§ **Instructions to follow**
Write the lines out again, from the top of the material to the line containing "from matplotlib.lines import Line2D", pictures excluded.

--- BEGIN Input ---

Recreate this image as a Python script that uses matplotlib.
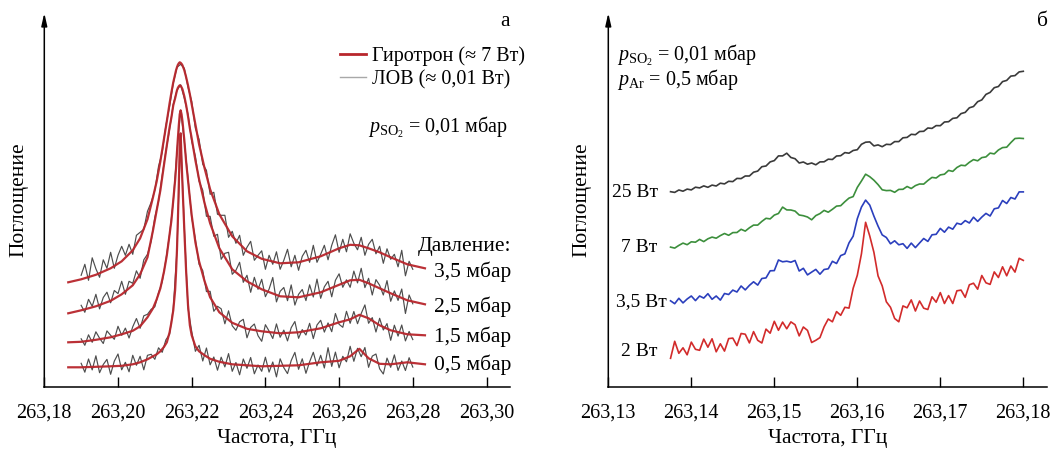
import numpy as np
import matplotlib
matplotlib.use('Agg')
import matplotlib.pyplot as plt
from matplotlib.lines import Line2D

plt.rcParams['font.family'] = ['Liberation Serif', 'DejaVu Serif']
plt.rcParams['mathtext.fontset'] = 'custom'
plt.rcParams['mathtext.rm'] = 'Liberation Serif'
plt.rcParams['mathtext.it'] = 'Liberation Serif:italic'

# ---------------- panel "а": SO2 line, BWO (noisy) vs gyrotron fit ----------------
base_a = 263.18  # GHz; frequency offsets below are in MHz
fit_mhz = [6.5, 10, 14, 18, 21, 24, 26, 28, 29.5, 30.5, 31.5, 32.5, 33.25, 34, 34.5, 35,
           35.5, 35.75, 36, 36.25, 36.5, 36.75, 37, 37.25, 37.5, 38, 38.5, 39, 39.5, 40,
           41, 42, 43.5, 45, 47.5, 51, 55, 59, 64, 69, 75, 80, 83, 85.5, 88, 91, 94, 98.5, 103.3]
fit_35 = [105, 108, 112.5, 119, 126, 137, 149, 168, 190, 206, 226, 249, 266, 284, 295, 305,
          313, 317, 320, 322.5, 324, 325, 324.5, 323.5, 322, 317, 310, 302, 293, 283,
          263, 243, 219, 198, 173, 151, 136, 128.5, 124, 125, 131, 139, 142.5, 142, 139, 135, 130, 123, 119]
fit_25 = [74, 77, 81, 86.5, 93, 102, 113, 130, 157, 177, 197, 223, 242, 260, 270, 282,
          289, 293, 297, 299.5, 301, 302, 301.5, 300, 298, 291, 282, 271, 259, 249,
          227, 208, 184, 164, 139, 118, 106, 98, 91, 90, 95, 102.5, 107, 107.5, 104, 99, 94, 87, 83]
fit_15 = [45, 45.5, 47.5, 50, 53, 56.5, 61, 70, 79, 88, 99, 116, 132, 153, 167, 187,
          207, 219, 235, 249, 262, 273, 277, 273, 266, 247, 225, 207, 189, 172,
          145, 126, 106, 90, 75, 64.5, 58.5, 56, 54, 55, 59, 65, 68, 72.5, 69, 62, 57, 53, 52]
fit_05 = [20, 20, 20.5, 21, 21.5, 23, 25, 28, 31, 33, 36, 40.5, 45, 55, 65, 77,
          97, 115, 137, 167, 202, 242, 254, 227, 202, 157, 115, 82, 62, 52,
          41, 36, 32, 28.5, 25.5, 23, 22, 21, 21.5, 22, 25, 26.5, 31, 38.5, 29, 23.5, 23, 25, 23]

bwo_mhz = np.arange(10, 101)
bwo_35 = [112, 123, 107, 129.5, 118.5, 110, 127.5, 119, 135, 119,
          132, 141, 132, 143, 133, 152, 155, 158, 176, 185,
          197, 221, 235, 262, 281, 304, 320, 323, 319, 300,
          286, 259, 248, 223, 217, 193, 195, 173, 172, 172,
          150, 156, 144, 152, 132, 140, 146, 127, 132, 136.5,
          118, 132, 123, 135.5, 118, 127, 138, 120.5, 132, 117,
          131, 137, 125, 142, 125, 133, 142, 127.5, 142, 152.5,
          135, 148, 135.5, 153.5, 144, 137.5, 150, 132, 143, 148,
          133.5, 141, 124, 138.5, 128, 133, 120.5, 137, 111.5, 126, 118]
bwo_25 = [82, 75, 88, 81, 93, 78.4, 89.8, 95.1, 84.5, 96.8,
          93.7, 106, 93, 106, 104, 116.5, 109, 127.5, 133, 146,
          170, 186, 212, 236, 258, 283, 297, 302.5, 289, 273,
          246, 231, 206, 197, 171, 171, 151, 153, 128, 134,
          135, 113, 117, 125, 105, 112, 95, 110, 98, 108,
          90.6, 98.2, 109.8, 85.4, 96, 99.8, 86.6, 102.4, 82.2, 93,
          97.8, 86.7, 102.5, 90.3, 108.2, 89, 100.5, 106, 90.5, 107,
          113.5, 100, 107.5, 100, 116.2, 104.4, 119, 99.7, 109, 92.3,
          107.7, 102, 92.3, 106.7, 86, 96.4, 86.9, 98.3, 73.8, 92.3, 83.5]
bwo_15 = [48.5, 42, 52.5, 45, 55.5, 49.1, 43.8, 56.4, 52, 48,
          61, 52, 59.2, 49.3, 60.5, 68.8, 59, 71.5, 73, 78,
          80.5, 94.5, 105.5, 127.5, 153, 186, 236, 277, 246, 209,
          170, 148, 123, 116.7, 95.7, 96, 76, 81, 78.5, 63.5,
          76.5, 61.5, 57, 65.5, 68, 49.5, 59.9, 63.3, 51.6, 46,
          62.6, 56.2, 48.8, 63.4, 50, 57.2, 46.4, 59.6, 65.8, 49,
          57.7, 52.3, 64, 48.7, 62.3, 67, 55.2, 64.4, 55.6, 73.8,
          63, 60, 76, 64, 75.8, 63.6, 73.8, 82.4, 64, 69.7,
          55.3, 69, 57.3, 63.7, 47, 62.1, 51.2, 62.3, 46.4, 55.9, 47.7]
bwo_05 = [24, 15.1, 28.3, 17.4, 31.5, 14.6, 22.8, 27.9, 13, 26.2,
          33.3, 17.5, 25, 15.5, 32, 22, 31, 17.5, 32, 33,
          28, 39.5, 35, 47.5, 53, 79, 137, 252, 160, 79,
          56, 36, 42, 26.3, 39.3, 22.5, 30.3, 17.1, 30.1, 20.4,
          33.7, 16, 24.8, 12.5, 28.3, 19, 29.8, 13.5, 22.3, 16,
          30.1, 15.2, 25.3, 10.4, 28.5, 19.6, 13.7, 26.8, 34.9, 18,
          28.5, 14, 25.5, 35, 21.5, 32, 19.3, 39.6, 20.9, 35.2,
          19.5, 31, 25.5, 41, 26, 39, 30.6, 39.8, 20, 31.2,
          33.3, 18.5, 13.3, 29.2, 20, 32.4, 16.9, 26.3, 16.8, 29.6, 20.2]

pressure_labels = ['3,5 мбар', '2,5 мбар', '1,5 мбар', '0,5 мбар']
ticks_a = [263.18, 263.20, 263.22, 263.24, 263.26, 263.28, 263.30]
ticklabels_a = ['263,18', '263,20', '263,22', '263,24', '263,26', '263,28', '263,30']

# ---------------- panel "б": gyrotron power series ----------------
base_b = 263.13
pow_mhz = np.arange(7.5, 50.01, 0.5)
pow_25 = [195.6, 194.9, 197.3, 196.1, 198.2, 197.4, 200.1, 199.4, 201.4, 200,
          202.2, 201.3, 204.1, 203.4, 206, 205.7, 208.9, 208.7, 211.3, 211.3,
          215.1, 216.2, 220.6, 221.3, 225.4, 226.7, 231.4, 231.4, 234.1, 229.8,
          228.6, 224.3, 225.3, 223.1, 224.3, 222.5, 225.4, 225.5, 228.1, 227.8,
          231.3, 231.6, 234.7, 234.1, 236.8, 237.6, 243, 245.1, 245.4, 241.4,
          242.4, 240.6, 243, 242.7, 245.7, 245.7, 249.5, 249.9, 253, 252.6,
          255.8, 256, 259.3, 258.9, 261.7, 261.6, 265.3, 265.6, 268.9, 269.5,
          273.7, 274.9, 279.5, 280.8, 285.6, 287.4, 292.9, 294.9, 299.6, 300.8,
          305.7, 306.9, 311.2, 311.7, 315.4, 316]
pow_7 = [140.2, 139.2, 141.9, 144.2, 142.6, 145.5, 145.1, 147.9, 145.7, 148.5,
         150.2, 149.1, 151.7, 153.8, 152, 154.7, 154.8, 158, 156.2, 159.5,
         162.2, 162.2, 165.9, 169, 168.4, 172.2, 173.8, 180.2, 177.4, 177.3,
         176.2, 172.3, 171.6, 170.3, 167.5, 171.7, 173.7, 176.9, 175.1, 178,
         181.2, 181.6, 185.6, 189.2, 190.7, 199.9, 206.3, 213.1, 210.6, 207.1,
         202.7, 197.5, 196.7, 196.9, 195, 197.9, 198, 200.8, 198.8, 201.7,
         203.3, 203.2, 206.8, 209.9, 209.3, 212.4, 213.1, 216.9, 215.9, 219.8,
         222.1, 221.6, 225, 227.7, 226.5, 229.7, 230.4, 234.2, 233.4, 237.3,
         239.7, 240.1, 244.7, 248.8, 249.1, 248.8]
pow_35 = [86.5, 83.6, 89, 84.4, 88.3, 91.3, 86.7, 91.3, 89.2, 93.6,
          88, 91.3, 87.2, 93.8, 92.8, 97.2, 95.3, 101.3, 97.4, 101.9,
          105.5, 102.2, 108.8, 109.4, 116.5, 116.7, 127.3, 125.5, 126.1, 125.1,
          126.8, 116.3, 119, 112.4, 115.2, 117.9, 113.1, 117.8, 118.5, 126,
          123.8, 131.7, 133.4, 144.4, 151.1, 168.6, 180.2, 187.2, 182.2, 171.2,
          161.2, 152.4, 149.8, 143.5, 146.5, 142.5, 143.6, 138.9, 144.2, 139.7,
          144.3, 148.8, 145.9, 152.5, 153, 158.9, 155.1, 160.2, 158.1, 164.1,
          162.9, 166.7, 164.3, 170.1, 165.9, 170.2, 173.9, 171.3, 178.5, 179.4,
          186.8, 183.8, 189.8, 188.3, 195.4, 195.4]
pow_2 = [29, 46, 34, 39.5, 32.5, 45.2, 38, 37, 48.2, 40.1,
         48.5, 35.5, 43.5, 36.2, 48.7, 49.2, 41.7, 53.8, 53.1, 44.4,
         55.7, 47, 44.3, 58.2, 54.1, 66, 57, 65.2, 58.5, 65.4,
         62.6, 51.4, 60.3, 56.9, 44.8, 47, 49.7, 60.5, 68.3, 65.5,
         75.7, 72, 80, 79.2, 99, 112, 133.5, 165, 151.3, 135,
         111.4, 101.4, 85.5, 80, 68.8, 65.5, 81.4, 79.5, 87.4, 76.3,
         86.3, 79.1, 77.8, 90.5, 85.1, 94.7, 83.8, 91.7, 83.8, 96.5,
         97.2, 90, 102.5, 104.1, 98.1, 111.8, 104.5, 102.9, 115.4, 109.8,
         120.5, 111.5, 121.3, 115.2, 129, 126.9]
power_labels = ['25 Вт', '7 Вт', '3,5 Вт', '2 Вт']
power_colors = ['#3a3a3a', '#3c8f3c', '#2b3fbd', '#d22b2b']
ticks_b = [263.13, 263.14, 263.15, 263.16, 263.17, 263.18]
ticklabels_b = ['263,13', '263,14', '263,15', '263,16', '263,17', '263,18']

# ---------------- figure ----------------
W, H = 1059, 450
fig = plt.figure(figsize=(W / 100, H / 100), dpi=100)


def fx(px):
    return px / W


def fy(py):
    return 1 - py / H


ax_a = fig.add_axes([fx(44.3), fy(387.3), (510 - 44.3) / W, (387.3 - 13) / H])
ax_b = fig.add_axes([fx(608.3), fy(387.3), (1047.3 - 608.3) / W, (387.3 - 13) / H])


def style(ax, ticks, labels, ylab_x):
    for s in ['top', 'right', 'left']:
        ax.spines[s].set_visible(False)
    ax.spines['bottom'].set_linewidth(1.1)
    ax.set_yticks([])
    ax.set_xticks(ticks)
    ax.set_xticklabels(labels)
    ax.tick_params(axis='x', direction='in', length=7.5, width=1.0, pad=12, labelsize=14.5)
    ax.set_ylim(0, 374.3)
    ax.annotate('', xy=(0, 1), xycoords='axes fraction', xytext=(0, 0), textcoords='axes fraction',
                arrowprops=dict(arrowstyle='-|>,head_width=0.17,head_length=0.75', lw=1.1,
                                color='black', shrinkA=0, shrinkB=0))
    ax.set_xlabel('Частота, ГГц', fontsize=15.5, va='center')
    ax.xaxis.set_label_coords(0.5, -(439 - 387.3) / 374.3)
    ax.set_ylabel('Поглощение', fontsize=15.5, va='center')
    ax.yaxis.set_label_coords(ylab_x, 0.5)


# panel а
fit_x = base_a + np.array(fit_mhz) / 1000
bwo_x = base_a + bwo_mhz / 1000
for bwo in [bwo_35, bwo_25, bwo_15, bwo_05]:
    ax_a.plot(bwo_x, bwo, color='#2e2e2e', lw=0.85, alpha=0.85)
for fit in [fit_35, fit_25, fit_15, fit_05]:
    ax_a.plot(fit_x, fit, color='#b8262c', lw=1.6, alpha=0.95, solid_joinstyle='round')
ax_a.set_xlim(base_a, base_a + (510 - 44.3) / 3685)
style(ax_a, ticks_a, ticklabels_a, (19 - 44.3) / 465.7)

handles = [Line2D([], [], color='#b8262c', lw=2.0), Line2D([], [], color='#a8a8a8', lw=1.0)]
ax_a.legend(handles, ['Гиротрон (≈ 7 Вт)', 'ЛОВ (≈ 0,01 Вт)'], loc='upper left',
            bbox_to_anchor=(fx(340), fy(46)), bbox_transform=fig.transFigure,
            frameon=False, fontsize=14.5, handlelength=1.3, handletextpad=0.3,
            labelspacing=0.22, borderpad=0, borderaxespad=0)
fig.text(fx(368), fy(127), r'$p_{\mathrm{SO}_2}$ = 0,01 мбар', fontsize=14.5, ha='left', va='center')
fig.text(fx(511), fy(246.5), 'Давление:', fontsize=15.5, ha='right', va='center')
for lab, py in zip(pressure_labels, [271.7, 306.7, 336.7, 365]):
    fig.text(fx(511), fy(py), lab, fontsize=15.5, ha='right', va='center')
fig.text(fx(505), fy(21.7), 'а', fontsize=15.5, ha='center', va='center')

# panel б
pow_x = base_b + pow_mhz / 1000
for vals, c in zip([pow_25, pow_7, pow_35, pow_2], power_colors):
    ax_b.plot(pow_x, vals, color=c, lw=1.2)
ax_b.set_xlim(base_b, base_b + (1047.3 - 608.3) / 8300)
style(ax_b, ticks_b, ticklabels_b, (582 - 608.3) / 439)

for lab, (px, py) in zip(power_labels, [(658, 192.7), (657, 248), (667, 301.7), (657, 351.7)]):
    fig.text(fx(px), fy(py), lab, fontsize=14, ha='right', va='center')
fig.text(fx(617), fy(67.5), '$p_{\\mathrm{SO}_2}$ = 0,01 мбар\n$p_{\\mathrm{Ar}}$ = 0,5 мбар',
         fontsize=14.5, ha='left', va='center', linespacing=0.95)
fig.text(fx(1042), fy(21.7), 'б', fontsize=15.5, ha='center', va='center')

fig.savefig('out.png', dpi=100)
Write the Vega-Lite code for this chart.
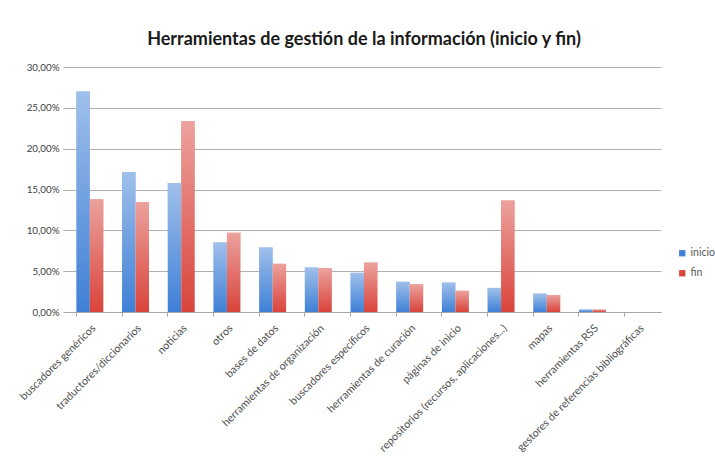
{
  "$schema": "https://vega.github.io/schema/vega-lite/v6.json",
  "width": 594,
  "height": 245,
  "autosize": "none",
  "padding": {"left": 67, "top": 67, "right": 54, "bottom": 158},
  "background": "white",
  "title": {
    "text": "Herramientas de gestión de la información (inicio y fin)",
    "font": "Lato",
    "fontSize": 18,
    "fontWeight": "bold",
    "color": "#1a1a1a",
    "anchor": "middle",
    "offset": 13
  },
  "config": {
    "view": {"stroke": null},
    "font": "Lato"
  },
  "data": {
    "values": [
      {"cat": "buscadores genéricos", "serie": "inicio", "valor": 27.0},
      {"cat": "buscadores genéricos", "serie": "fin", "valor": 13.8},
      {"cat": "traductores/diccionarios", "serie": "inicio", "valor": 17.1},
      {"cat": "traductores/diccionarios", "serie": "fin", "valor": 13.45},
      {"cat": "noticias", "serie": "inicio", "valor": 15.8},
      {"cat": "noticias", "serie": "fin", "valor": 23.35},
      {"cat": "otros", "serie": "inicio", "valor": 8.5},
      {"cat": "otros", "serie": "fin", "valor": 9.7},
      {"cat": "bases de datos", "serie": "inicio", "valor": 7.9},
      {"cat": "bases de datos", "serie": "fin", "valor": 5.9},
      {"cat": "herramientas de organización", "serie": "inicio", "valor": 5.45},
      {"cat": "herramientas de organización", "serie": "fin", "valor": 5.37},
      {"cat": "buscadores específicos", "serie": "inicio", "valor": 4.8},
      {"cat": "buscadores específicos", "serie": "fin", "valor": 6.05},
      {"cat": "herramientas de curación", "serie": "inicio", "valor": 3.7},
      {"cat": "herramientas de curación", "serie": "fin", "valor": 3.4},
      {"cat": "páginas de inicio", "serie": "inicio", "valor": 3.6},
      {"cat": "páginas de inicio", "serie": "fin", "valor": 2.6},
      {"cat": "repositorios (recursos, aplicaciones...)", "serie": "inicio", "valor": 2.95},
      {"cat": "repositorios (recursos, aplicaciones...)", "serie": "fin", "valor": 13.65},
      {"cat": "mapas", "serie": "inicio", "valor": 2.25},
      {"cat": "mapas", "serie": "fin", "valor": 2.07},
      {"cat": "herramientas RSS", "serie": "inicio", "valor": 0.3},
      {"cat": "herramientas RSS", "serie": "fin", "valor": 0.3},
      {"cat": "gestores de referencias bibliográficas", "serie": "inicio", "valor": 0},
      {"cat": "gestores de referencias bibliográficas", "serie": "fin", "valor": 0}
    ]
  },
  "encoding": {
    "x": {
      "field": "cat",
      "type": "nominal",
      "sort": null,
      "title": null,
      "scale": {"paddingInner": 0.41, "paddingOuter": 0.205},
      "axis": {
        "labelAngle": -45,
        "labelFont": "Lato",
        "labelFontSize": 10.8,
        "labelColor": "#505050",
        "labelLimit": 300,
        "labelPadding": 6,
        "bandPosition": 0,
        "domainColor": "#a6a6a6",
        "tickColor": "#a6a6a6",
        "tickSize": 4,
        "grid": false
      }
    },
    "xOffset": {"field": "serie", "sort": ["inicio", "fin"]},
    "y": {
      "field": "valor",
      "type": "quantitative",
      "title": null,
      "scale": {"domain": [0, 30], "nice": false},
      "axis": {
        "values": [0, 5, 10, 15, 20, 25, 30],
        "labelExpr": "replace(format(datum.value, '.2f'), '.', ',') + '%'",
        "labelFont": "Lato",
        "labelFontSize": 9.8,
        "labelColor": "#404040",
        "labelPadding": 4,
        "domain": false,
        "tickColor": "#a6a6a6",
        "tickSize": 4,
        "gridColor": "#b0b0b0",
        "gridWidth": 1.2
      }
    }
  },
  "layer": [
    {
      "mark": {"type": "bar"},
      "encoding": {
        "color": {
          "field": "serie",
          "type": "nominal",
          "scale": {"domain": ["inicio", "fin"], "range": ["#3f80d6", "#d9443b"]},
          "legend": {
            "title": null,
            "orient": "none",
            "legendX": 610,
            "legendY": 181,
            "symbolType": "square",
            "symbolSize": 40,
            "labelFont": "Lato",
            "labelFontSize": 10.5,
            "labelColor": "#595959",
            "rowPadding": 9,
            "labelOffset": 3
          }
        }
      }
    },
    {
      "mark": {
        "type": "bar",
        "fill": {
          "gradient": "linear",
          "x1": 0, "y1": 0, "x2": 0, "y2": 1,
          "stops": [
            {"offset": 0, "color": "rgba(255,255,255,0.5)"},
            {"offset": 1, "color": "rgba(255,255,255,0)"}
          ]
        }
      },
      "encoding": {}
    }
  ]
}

--- END Input ---

§ **Solution for this exercise**
Recreate this image as a Python script that uses matplotlib.
import numpy as np
import matplotlib
matplotlib.use('Agg')
import matplotlib.pyplot as plt
from matplotlib.lines import Line2D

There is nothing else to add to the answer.